The Most Oddly Disturbing Victorian Traditions

March 11, 2018

The Victorian Age is typically remembered as being incredibly buttoned-up, conservative, and at times rather boring.

While many important technological advancements were made, we mostly think of the era as a time when the mere silhouette of a woman was hyper-sexualized, and the strict mores of Queen Victoria – the ultimate stiff-upper-lip matriarch – ran supreme.

However, the Victorians were a complicated lot, and a great deal of subversive entertainment was produced in their time.

For one, they produced ghost stories at a glorious speed and saw the relatively benign Christmas holiday as the perfect opportunity to share spooky stories over a crackling fire.

They also adhered to many bizarre and downright creepy traditions, some of which we couldn’t imagine doing nowadays.

Here are some of the most disturbing practices those supposedly reserved Victorians came up with, and some of them are exceptionally unnerving.

1. Taxidermy Animal Hats

This particular craze is perhaps an extension of the overall fascination with taxidermy, and the ways in which the Victorians pushed creative boundaries with the controversial practice.

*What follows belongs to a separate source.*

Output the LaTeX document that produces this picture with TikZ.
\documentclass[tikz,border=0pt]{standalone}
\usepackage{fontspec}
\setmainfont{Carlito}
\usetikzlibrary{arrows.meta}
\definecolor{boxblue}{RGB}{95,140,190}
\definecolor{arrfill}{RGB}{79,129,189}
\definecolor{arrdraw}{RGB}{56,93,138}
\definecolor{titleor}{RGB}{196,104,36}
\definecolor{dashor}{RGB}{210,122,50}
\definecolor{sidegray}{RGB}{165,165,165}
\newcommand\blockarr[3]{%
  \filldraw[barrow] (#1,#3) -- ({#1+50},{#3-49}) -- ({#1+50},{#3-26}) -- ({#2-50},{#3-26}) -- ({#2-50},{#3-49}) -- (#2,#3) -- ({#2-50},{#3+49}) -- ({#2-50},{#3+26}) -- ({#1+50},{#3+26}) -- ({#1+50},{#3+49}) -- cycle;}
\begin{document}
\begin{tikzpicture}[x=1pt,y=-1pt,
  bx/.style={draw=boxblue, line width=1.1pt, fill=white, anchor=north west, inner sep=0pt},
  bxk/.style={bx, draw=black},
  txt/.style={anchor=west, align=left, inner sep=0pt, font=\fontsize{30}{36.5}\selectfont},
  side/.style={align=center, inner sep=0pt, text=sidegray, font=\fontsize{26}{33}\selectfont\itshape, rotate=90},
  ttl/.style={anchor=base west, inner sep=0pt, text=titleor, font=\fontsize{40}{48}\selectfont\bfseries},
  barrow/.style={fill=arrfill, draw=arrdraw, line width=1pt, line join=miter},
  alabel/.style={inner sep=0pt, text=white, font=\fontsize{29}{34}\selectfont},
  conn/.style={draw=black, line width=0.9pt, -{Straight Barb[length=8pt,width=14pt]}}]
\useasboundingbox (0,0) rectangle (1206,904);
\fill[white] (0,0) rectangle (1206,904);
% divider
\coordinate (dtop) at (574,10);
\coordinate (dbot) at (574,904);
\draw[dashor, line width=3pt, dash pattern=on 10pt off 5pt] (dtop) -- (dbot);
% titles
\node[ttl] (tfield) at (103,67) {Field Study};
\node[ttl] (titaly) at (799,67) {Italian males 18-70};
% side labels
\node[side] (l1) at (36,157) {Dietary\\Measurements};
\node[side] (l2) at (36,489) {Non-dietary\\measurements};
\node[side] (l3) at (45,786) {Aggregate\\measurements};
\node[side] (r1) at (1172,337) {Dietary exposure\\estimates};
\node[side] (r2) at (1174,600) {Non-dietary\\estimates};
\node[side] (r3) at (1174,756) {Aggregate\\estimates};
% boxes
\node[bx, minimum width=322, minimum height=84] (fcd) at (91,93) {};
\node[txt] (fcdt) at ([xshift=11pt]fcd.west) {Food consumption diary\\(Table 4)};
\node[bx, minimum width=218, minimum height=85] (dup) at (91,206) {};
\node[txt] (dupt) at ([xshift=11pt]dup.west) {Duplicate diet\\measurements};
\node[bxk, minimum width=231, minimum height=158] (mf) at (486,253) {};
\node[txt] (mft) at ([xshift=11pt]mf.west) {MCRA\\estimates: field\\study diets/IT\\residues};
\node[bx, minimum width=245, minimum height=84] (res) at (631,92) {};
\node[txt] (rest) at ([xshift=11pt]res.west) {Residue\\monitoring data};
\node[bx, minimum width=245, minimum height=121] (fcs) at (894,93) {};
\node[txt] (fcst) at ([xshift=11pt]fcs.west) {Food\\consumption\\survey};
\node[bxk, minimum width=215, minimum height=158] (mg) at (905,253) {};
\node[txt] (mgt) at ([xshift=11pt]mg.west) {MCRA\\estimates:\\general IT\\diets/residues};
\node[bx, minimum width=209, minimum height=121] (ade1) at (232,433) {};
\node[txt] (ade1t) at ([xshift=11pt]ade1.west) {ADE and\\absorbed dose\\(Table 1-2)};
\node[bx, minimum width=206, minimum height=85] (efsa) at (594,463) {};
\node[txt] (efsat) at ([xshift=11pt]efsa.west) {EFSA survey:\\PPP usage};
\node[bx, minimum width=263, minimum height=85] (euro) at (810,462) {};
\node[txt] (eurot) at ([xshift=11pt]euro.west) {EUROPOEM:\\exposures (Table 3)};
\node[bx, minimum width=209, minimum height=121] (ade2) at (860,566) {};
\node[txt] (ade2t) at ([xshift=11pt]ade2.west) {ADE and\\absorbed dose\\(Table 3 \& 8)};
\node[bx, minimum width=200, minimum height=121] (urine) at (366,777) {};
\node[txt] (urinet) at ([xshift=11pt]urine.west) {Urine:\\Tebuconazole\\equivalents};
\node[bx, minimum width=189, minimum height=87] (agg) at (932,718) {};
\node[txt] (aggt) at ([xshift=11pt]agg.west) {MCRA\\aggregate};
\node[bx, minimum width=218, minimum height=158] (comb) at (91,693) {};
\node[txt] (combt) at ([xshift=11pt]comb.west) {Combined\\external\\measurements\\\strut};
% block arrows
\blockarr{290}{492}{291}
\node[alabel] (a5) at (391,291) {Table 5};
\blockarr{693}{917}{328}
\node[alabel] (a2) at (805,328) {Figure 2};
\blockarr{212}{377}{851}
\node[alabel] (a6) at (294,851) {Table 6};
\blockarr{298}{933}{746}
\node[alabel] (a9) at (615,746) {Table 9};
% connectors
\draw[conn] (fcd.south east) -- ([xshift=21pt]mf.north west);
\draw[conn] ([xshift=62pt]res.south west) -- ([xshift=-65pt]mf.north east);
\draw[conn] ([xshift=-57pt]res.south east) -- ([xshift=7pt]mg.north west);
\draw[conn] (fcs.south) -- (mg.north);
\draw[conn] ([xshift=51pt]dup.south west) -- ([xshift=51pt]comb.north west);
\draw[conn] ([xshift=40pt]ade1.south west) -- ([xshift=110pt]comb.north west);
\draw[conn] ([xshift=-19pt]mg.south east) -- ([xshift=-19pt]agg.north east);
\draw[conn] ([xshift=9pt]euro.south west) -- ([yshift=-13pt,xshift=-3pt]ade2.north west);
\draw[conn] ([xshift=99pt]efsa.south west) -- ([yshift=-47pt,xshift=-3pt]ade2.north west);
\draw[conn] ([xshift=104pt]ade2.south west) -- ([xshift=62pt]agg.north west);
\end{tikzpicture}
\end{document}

Complete tableaux featuring dead bunnies studying in a library, for example, were all the rage, and giving the animals human characteristics after death – reading, having tea, playing croquet – was especially popular.

However, it’s still not clear how or why this became super fashionable with upper-class Victorians.

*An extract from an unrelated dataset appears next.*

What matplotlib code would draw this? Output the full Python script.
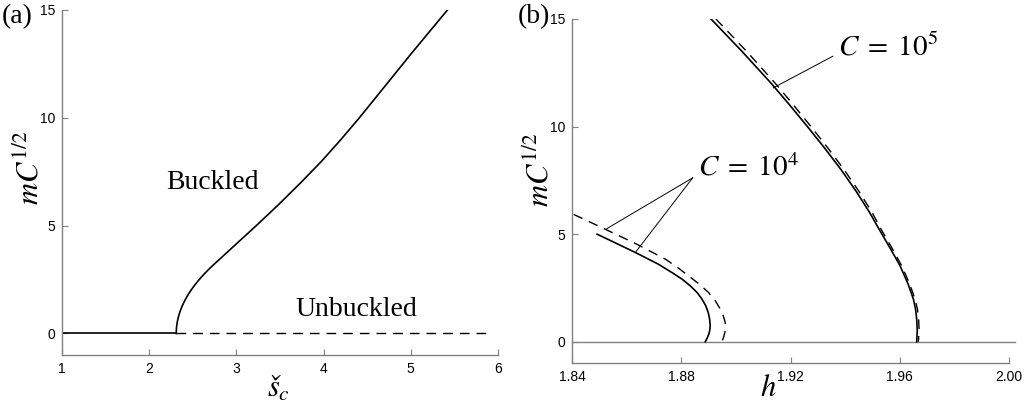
import matplotlib
matplotlib.use("Agg")
import matplotlib.pyplot as plt

plt.rcParams['mathtext.fontset'] = 'stix'
plt.rcParams['font.family'] = 'Liberation Serif'

# (a) buckled branch: amplitude against s_c
m_buck = [0.0, 0.25, 0.5, 0.75, 1.0, 1.25, 1.5, 1.75, 2.0, 2.25, 2.5, 2.75,
          3.0, 3.25, 3.5, 4.0, 5.0, 6.0, 7.0, 8.0, 9.0, 10.0, 11.0, 12.0,
          13.0, 14.0, 15.0]
s_buck = [2.31, 2.3126, 2.3206, 2.3337, 2.3522, 2.3759, 2.405, 2.4392, 2.4788,
          2.5236, 2.5738, 2.6291, 2.6898, 2.7555, 2.823, 2.958, 3.228, 3.49,
          3.74, 3.98, 4.20, 4.41, 4.61, 4.81, 5.01, 5.215, 5.42]
s_flat = [1.0, 2.31]
s_unstable = [2.31, 5.93]

# (b) C = 1e4, solid and dashed
m4_solid = [5.0, 4.6, 4.15, 3.6, 3.2, 2.91, 2.6, 2.29, 2.0, 1.67, 1.35,
            1.05, 0.74, 0.5, 0.36, 0.2, 0.0]
h4_solid = [1.8492, 1.8558, 1.8632, 1.8717, 1.8768, 1.8803, 1.8833, 1.8858,
            1.8875, 1.8890, 1.8899, 1.8904, 1.8906, 1.8904, 1.8901, 1.8896, 1.8888]
m4_dash = [5.92, 5.23, 4.53, 3.84, 3.45, 3.06, 2.68, 2.29, 1.9, 1.52, 1.2,
           0.90, 0.7, 0.51, 0.25, 0.0]
h4_dash = [1.8406, 1.8522, 1.8638, 1.8742, 1.8787, 1.8827, 1.8866, 1.8900,
           1.8925, 1.8943, 1.8954, 1.8961, 1.8962, 1.8961, 1.8956, 1.8949]

# (b) C = 1e5, solid and dashed
m5 = [15.0, 13.5, 12.0, 11.0, 10.0, 9.0, 8.0, 7.0, 6.0, 5.15, 4.3, 3.53,
      2.7, 1.98, 1.5, 1.05, 0.5, 0.0]
h5_solid = [1.8909, 1.9022, 1.9130, 1.9197, 1.9262, 1.9325, 1.9385, 1.9440,
            1.9490, 1.9528, 1.9567, 1.9601, 1.9630, 1.9650, 1.9658, 1.9662,
            1.9664, 1.9662]
h5_dash = [1.8927, 1.9039, 1.9145, 1.9211, 1.9275, 1.9337, 1.9396, 1.9450,
           1.9499, 1.9535, 1.9574, 1.9607, 1.9636, 1.9656, 1.9665, 1.9669,
           1.9671, 1.9668]

grey = '#808080'
fig = plt.figure(figsize=(10.33, 4.03), dpi=100)
ax1 = fig.add_axes([0.0600, 0.1191, 0.4221, 0.8561])
ax2 = fig.add_axes([0.5537, 0.0985, 0.4231, 0.8544])


def style(ax):
    for side in ['top', 'right']:
        ax.spines[side].set_visible(False)
    for side in ['left', 'bottom']:
        ax.spines[side].set_color(grey)
        ax.spines[side].set_linewidth(1.0)
    ax.tick_params(direction='in', length=4, color=grey, width=0.8, pad=5)
    for lab in ax.get_xticklabels() + ax.get_yticklabels():
        lab.set_family('Liberation Sans')
        lab.set_fontsize(10)


# panel (a)
ax1.plot(s_buck, m_buck, color='black', lw=1.2)
ax1.plot(s_flat, [0, 0], color='black', lw=1.2)
ax1.plot(s_unstable, [0, 0], color='black', lw=1.0, dashes=(7, 5))
ax1.set_xlim(1, 6)
ax1.set_ylim(-1, 15)
ax1.set_xticks([1, 2, 3, 4, 5, 6])
ax1.set_yticks([0, 5, 10, 15])
style(ax1)
ax1.text(2.73, 7.0, 'Buckled', fontsize=20, ha='center', va='center')
ax1.text(4.38, 1.1, 'Unbuckled', fontsize=20, ha='center', va='center')
ax1.set_ylabel(r'$mC^{1/2}$', fontsize=22)
ax1.yaxis.set_label_coords(-0.073, 0.542)
ax1.set_xlabel(r'$š_c$', fontsize=22)
ax1.xaxis.set_label_coords(0.497, -0.099)
ax1.xaxis.label.set_va('center')
ax1.yaxis.label.set_va('center')

# panel (b)
ax2.plot([1.84, 2.0022], [0, 0], color=grey, lw=1.0, clip_on=False)
ax2.plot(h4_solid, m4_solid, color='black', lw=1.2)
ax2.plot(h4_dash, m4_dash, color='black', lw=1.0, dashes=(7, 5))
ax2.plot(h5_solid, m5, color='black', lw=1.2)
ax2.plot(h5_dash, m5, color='black', lw=1.0, dashes=(7, 5))
ax2.set_xlim(1.84, 2.00)
ax2.set_ylim(-1, 15)
ax2.set_xticks([1.84, 1.88, 1.92, 1.96, 2.00])
ax2.set_xticklabels(['1.84', '1.88', '1.92', '1.96', '2.00'])
ax2.set_yticks([0, 5, 10, 15])
style(ax2)

# leader lines to the curve labels
ax2.plot([1.9355, 1.9137], [13.27, 11.8], color='black', lw=0.7)
ax2.plot([1.8842, 1.8528], [7.62, 5.26], color='black', lw=0.7)
ax2.plot([1.8842, 1.8635], [7.62, 4.2], color='black', lw=0.7)
ax2.text(1.9374, 13.7, r'$C\;=\;10^5$', fontsize=21, ha='left', va='center')
ax2.text(1.8862, 8.1, r'$C\;=\;10^4$', fontsize=21, ha='left', va='center')

ax2.set_ylabel(r'$mC^{1/2}$', fontsize=22)
ax2.yaxis.set_label_coords(-0.073, 0.562)
ax2.yaxis.label.set_va('center')
ax2.set_xlabel(r'$h$', fontsize=22)
ax2.xaxis.set_label_coords(0.449, -0.072)
ax2.xaxis.label.set_va('center')

fig.text(0.002, 0.960, '(a)', fontsize=20, ha='left', va='center')
fig.text(0.5015, 0.958, '(b)', fontsize=20, ha='left', va='center')

fig.savefig('out.png', dpi=100)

But apparently, donning a dead, stuffed animal on top of one’s head was considered the ultimate in haute couture.

Birds were a popular choice, although the more adventurous types went with squirrels, mice, and kittens…which, when you think about it, is especially sad and awful in its own way.

2. Mourning Dolls

Mourning culture in the Victorian Era was rather elaborate and entailed a number of traditions that helped the living overcome the passing of a beloved.

Everything from pieces of jewelry with locks of hair from the dead, or taking photos with the corpse of the dearly departed were all the rage.

While these traditions can be seen as a way of honoring the memory of the deceased, they are still rather disturbing for the darkness they conjure.

Perhaps this inherent creepiness is nowhere near as apparent as in the form of mourning dolls.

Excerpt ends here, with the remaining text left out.